Quick sketch in watercolour on Clairefontaine paper
Recently I’ve had the privilege to test Hahnemühle’s Cezanne hot pressed watercolour paper (300 gsm) and I really enjoyed working with it!
The paper has a suprisingly smooth, satiny surface… it’s probably one of the smoothest papers I’ve ever used. The colour is a nice natural white, which to me is a big plus, as I much prefer working on ivory papers rather than on the extra white ones.
The Cezanne paper is also available in cold pressed and rough surfaces.
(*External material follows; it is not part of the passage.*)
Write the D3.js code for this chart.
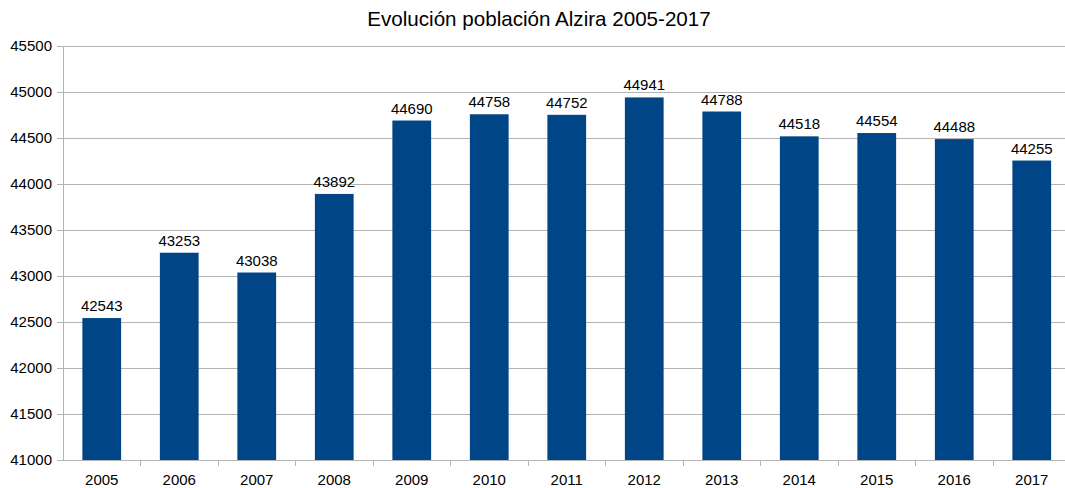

Because of the smoothness of the paper, doing the preliminary drawing was very enjoyable and, if I needed to do a bit of erasing in certain areas, it did not affect the surface of the paper at all. I always use a kneaded eraser but with some papers even the slightest amount of erasing can cause some damage and lead to uneven colour application later on.
I was especially pleased with the drying time on the Cezanne paper. Even though the surface is hot pressed, the paint did not just sink into the paper and dry immediately. After applying a wash I still had plenty of time to move the paint around, soften the edges or drop some more pigment in using the wet in wet technique.
It also seems to me that the colours remained vibrant and did not lose their intensity after they had dried, which was a nice surprise!
In my paintings I usually do only two washes: one for the local colour and one for the shadow shapes, so I cannot comment on how layering or glazing would work on this surface… I also do not lift and tend to leave things as they are.
Below are some close ups of some of the paintings I’ve done on the Cezanne paper. Perhaps from this close it is easier to see how the paint behaves on this surface. You can click on each picture to enlarge it even further.
And here are the actual paintings:
I am very grateful to Hahnemühle for being so kind and giving me the opportunity to test their lovely paper!
I hope this review was helpful to those of you who are interested in hot pressed papers. Hahnemühle’s Cezanne is definitely worth trying out and to my mind, for a hot pressed paper, it’s very forgiving!